**Problem requirements**
Reproduce, word for word, only the lines from the one containing "Write the TikZ code for this diagram." through the one containing "minimum width=157pt, minimum", both included.

**Recorded information**
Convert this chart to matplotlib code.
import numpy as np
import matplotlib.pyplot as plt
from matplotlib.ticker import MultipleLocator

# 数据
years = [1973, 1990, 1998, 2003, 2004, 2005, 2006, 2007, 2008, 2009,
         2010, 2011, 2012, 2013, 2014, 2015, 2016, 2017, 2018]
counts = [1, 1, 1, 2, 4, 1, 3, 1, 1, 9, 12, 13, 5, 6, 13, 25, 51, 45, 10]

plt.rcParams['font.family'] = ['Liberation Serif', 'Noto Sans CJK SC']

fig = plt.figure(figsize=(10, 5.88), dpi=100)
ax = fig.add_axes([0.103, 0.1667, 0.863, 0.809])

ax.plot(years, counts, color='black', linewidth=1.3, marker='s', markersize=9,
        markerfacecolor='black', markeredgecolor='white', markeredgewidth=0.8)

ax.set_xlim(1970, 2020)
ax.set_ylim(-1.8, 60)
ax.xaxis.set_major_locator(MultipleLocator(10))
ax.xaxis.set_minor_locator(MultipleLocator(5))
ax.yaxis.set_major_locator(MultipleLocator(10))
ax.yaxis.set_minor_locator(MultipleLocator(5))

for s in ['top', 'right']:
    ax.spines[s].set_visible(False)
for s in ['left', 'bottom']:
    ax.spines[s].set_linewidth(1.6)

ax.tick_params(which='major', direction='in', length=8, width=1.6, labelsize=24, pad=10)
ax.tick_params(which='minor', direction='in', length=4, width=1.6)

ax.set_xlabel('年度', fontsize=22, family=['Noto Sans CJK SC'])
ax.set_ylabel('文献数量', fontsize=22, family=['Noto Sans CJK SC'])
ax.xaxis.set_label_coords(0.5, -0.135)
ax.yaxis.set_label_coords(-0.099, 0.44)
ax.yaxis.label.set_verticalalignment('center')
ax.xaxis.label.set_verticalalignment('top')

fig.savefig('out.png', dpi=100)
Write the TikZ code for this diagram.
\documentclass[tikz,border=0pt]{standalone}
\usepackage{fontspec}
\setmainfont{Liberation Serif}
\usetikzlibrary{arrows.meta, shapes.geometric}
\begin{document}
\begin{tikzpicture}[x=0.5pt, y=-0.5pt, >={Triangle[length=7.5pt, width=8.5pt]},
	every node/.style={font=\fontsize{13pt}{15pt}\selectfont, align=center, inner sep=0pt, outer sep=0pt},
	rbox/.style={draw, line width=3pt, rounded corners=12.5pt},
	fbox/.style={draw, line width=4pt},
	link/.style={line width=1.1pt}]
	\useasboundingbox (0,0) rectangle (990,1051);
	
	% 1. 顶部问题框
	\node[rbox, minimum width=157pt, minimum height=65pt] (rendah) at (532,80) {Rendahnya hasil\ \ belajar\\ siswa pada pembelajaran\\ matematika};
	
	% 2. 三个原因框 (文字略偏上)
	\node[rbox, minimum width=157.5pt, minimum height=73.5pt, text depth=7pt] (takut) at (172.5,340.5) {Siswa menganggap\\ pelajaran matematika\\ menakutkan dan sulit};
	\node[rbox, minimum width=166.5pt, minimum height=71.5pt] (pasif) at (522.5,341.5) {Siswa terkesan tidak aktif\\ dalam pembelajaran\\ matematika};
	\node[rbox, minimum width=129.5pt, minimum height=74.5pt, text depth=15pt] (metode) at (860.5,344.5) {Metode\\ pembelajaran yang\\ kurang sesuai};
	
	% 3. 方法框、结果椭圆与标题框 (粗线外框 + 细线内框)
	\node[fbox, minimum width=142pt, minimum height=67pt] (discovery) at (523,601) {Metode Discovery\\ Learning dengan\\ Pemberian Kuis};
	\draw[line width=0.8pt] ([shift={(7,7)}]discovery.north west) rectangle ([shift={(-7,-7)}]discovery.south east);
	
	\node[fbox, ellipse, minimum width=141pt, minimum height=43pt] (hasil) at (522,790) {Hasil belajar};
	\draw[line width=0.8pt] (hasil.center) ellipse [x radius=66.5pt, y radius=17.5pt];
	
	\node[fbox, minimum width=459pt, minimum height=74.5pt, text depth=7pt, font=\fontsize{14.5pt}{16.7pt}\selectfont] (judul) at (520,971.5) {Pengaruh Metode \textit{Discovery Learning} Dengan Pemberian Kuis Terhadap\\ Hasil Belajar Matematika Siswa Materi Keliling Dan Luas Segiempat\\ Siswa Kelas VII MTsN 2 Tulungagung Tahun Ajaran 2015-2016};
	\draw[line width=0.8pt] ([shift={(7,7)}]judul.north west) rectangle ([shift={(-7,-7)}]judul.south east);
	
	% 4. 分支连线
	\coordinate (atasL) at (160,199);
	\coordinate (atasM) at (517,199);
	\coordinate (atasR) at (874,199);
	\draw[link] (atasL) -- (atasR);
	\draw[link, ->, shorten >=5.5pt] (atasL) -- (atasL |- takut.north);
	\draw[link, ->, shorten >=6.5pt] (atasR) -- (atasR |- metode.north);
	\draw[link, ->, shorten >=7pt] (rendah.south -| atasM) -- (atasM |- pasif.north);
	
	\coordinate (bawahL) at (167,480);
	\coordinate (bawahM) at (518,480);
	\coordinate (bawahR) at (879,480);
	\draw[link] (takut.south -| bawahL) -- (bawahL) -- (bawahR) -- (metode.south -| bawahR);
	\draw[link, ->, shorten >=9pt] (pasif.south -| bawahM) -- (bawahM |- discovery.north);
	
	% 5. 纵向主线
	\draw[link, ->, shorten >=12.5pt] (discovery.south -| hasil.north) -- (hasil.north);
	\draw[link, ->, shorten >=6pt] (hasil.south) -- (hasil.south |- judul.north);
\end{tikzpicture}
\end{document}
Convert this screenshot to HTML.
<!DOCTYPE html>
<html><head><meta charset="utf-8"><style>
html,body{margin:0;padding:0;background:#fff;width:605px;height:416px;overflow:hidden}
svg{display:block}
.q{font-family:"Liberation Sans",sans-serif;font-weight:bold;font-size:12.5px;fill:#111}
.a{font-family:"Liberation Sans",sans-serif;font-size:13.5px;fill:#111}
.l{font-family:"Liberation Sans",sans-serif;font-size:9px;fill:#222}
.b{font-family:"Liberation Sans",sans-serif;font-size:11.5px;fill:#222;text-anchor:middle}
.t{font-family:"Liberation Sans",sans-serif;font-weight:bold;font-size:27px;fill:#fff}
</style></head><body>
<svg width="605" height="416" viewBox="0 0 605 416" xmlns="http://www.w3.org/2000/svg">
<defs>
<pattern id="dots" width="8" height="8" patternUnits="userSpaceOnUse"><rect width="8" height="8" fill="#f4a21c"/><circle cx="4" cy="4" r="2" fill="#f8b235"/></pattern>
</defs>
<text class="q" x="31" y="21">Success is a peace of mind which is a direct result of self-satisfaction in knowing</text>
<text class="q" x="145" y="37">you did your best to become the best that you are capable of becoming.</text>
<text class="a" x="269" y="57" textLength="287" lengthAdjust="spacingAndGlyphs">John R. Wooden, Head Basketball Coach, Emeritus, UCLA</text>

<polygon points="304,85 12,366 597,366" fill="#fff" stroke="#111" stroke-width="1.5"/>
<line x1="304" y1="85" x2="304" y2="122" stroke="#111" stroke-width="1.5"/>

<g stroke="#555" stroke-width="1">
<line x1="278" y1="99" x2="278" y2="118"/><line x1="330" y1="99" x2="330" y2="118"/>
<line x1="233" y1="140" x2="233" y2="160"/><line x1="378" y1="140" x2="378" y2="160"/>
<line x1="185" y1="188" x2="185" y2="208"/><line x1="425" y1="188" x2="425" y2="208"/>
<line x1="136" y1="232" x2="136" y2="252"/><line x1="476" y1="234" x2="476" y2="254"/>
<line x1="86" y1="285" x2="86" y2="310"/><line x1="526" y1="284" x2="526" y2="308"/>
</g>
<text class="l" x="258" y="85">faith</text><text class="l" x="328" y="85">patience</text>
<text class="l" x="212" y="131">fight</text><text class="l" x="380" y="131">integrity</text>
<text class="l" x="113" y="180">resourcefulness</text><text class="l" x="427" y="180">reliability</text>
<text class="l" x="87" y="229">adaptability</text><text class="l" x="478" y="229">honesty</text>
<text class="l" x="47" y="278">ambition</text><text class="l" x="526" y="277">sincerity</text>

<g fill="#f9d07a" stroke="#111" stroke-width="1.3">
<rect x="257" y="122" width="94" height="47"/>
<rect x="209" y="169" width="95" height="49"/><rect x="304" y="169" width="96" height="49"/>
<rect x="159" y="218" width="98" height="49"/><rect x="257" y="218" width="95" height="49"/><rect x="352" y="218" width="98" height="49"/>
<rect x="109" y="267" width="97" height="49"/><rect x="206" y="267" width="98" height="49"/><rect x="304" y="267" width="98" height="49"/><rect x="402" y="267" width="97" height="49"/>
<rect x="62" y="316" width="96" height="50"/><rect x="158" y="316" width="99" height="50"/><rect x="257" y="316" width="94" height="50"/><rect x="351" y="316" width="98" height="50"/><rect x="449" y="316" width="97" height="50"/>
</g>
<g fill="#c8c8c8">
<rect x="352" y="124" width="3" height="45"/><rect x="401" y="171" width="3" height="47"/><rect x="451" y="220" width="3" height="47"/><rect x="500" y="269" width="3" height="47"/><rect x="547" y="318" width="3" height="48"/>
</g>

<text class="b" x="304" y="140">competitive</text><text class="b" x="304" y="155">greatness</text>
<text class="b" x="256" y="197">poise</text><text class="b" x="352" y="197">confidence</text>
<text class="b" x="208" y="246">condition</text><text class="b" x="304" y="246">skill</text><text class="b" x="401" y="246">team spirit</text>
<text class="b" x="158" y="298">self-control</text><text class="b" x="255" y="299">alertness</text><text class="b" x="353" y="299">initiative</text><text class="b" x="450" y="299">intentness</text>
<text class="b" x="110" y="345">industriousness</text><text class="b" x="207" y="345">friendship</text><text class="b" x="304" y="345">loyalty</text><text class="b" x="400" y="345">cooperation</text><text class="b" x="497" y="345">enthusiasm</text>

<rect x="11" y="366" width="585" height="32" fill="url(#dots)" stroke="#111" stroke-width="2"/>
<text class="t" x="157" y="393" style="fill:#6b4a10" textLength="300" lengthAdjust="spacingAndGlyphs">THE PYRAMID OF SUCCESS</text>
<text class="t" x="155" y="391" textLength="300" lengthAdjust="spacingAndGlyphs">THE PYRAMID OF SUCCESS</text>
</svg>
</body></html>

**Exercise output**
Write the TikZ code for this diagram.
\documentclass[tikz,border=0pt]{standalone}
\usepackage{fontspec}
\setmainfont{Liberation Serif}
\usetikzlibrary{arrows.meta, shapes.geometric}
\begin{document}
\begin{tikzpicture}[x=0.5pt, y=-0.5pt, >={Triangle[length=7.5pt, width=8.5pt]},
	every node/.style={font=\fontsize{13pt}{15pt}\selectfont, align=center, inner sep=0pt, outer sep=0pt},
	rbox/.style={draw, line width=3pt, rounded corners=12.5pt},
	fbox/.style={draw, line width=4pt},
	link/.style={line width=1.1pt}]
	\useasboundingbox (0,0) rectangle (990,1051);
	
	% 1. 顶部问题框
	\node[rbox, minimum width=157pt, minimum height=65pt] (rendah) at (532,80) {Rendahnya hasil\ \ belajar\\ siswa pada pembelajaran\\ matematika};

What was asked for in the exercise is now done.